Elections are not anything new, by any means—they have always been around—but the ancient Greeks and at different points from then on elections were considered a form of oligarchy. It is only much more recently that we started calling them democratic. At this point, after the French and American Revolutions, when most of the institutions that we think of as representative democracies today were established, the architects of those institutions were actually designing them to be intentionally oligarchic, and the word "democracy" was never even used. It is only much later when suffrage started to spread that people started referring to this system as "representative democracy," and today we often just say "democracy" to talk about it, but that does not actually make it democratic.

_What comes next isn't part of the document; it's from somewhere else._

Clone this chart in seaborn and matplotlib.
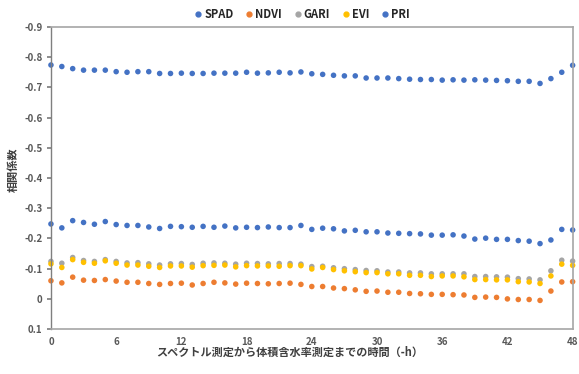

I think this moment that we are in today causes us to reflect on this. The ancient Greeks referred to democracy as the sorts of institutions that were comprised of people who were actually selected by lottery in combination with institutions where participation was open to all. Of course at that time that was limited to men of a certain status, etc., but we can take that principle and the premise of it both in terms of the random selection by lottery and participation by all and think about how we apply that in a modern context today.

HILARY SUTCLIFFE: Very interesting because let's be honest. I am in the United Kingdom, you are in France, and obviously Carnegie Council is based in America, and democracy is not doing so well at the moment. It is not necessarily doing so well at the things that it aspires to do well with. Perhaps you could look for us at what it is about democracy that is not working in the current system and how your new ideas could make a new system that actually is more democratic than the elections we have come to know and think of as democracy in action.

CLAUDIA CHWALISZ: I think the sense of democracy not working is incredibly widespread. I actually came to all of this work through the research I was doing on populism and trying to understand the extent to which people's disillusionment with politics and with the system but also feeling like they did not have a voice or the agency to be shaping decisions that were affecting their lives was driving people toward populist parties and populist actors. Of course it is a complex phenomenon, so that is not the only thing, but it is a big part of that picture and it is related to those deeper underlying causes.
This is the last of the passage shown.